Hello everyone,
I am currently fitting a generalized partial credit model using brms, and I think there is some mismatch in scale with my prior and the disc
parameter estimated from data.
Here is my formula:
gpcm_formula <- bf(
R2 | thres(nthres, gr = Item) ~ 1 + ( 1 | Person), # Thresholds and latent trait
disc ~ 0 + Item # Varying discrimination
)
I am imposing different prior distributions for every item because I have discrimination parameter estimates that I obtained from my previous prediction. The correlation between the true (or banked/calibrated values) and my previous prediction was 0.3527. Although the correlation is not superduper high, I thought this would be a good starting point.
Below is how I specified prior means the discrimination parameter from each item:
# Set priors for discrimination parameters
for (item in unique(prior_disc_list2$newID)) {
tmp <- prior_disc_list2[which(prior_disc_list2$newID == item), ]
rows <- prior_list %>% filter(dpar == "disc" & coef == paste0("Item", tmp$newID))
if (nrow(tmp) != nrow(rows)) {
stop(paste("Error: Mismatch in discrimination rows for item:", item))
}
my_priors[[index]] <- set_prior(
paste0("normal(", log(tmp$predictions2), ",", sdv_disc, ")"),
class = rows[, "class"],
coef = rows[, "coef"],
dpar = rows[, "dpar"]
)
index <- index + 1
}
The tmp$predictions2
above is the vector that contains the predicted values from my previous prediction.

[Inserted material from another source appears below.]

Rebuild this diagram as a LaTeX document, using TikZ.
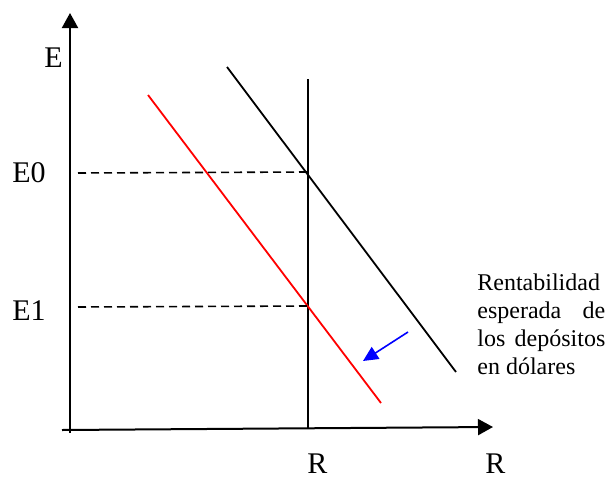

You can see that I put log()
because disc
parameter is internally modeled on the log scale—so I put the log-transformed predictions as the prior mean. The prior standard deviation sdv_disc
is my experimental variable —which sdv_disc
yields posterior estimates that are closer to banked values.
The weird thing that I observed is that it seems that there is mismatch in scale from the estimates from data and my prior means.
So here you can see the plots where I plotted “true vs posterior” and “prior vs posterior”. As you can see I plotted both N=200 and N=500, where N=200 means that I used 200 responses for each item and N=500 for 500 responses. As one may see, as I put more responses, the posterior became further from the expected range for the discrimination parameter.
The above made me think that there is some mismatch going on between my prior and the estimates from the data. I think I was correct in using log()
in specifying the prior mean because the b_disc parameter (the disc parameter on the log-scale) is internally exponentiated in Stan. Since the true value is really the calibrated values from the data, the estimates should get closer as I put more data into the model, but opposite is happening…
Would my perception on this issue be correct? From my experimentation, it seems clear to me that there is some mismatch going on between data and prior, but I am not sure how to address this issue. Should I modify my formula to be more sophisticated to solve this issue?
FYI, difficulty parameter estimates behave as expected — scales match between prior and posterior and more data resulted in better results…
Any insights will be greatly helpful… Thank you!!!
@martinmodrak Would you have any insights on this?